Retype the lines beneath this one, from the first through the line containing "fmt = FuncFormatter(lambda". Pictures are left out.

[BEGIN]

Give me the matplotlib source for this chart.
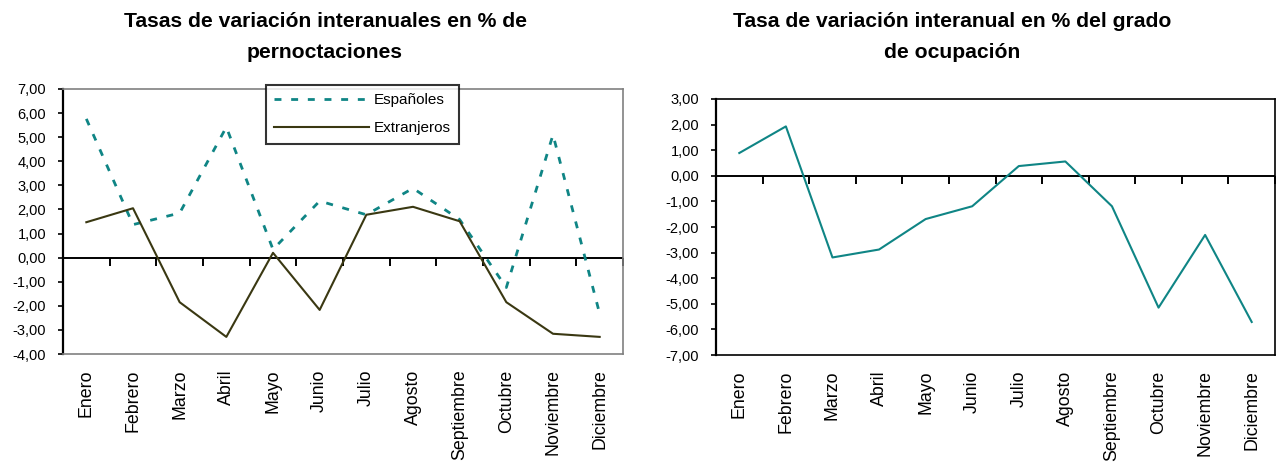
import matplotlib
matplotlib.use("Agg")
import matplotlib.pyplot as plt
from matplotlib.ticker import FuncFormatter
from matplotlib.markers import TICKDOWN

plt.rcParams['font.family'] = ['Liberation Sans', 'DejaVu Sans']

meses = ["Enero", "Febrero", "Marzo", "Abril", "Mayo", "Junio", "Julio",
         "Agosto", "Septiembre", "Octubre", "Noviembre", "Diciembre"]
espanoles = [5.76, 1.37, 1.85, 5.42, 0.34, 2.35, 1.78, 2.88, 1.58, -1.24, 5.10, -2.33]
extranjeros = [1.47, 2.05, -1.85, -3.29, 0.20, -2.17, 1.78, 2.11, 1.51, -1.85, -3.16, -3.29]
ocupacion = [0.89, 1.93, -3.19, -2.88, -1.69, -1.19, 0.38, 0.56, -1.19, -5.15, -2.31, -5.71]

teal = '#0f8585'
olive = '#3a3812'

W, H = 1276, 465
fig = plt.figure(figsize=(W / 100, H / 100), dpi=100)

def ax_rect(x0, x1, y0, y1):
    return [x0 / W, 1 - y1 / H, (x1 - x0) / W, (y1 - y0) / H]

fmt = FuncFormatter(lambda v, p: f"{v:.2f}".replace('.', ','))

def style(ax, ymin, ymax, frame_color):
    n = len(meses)
    x = list(range(n))
    ax.set_xlim(-0.5, n - 0.5)
    ax.set_ylim(ymin, ymax)
    ax.set_yticks(range(ymin, ymax + 1))
    ax.yaxis.set_major_formatter(fmt)
    ax.tick_params(axis='y', direction='out', length=3.6, width=1.2, labelsize=10.5, pad=8.5, colors='black')
    ax.set_xticks(x)
    ax.set_xticklabels(meses, rotation=90, fontsize=12.8)
    ax.tick_params(axis='x', length=0, pad=11)
    for s in ['top', 'right', 'bottom']:
        ax.spines[s].set_color(frame_color)
        ax.spines[s].set_linewidth(1.2)
    ax.spines['left'].set_color('black')
    ax.spines['left'].set_linewidth(1.6)
    # zero line with category-boundary ticks
    ax.axhline(0, color='black', lw=1.4, zorder=1.5)
    bounds = [i + 0.5 for i in range(n)]
    ax.plot(bounds, [0] * n, linestyle='none', marker=TICKDOWN, markersize=6,
            markeredgewidth=1.4, color='black', clip_on=False, zorder=1.5)
    return x

# Left chart
ax1 = fig.add_axes(ax_rect(63, 623, 89, 354))
x = style(ax1, -4, 7, '#808080')
ax1.plot(x, espanoles, color=teal, lw=2.0, linestyle=(0, (2.5, 3.5)), label='Españoles')
ax1.plot(x, extranjeros, color=olive, lw=1.5, label='Extranjeros')
leg = ax1.legend(loc='upper left', bbox_to_anchor=(0.3625, 1.015), fontsize=11,
                 handlelength=6.2, frameon=True, fancybox=False, borderpad=0.55,
                 labelspacing=0.9, handletextpad=0.3, borderaxespad=0)
leg.get_frame().set_edgecolor('black')
leg.get_frame().set_linewidth(1.5)

# Right chart
ax2 = fig.add_axes(ax_rect(716, 1275, 99, 355))
x = style(ax2, -7, 3, 'black')
ax2.plot(x, ocupacion, color=teal, lw=1.5)

fig.text(325 / W, 1 - 37 / H, "Tasas de variación interanuales en % de\npernoctaciones",
         ha='center', va='center', fontsize=15.2, fontweight='bold', linespacing=1.8)
fig.text(952 / W, 1 - 37 / H, "Tasa de variación interanual en % del grado\nde ocupación",
         ha='center', va='center', fontsize=15.2, fontweight='bold', linespacing=1.8)

fig.savefig("out.png", dpi=100)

[END]

_Complete response:_
Give me the matplotlib source for this chart.
import matplotlib
matplotlib.use("Agg")
import matplotlib.pyplot as plt
from matplotlib.ticker import FuncFormatter
from matplotlib.markers import TICKDOWN

plt.rcParams['font.family'] = ['Liberation Sans', 'DejaVu Sans']

meses = ["Enero", "Febrero", "Marzo", "Abril", "Mayo", "Junio", "Julio",
         "Agosto", "Septiembre", "Octubre", "Noviembre", "Diciembre"]
espanoles = [5.76, 1.37, 1.85, 5.42, 0.34, 2.35, 1.78, 2.88, 1.58, -1.24, 5.10, -2.33]
extranjeros = [1.47, 2.05, -1.85, -3.29, 0.20, -2.17, 1.78, 2.11, 1.51, -1.85, -3.16, -3.29]
ocupacion = [0.89, 1.93, -3.19, -2.88, -1.69, -1.19, 0.38, 0.56, -1.19, -5.15, -2.31, -5.71]

teal = '#0f8585'
olive = '#3a3812'

W, H = 1276, 465
fig = plt.figure(figsize=(W / 100, H / 100), dpi=100)

def ax_rect(x0, x1, y0, y1):
    return [x0 / W, 1 - y1 / H, (x1 - x0) / W, (y1 - y0) / H]

fmt = FuncFormatter(lambda v, p: f"{v:.2f}".replace('.', ','))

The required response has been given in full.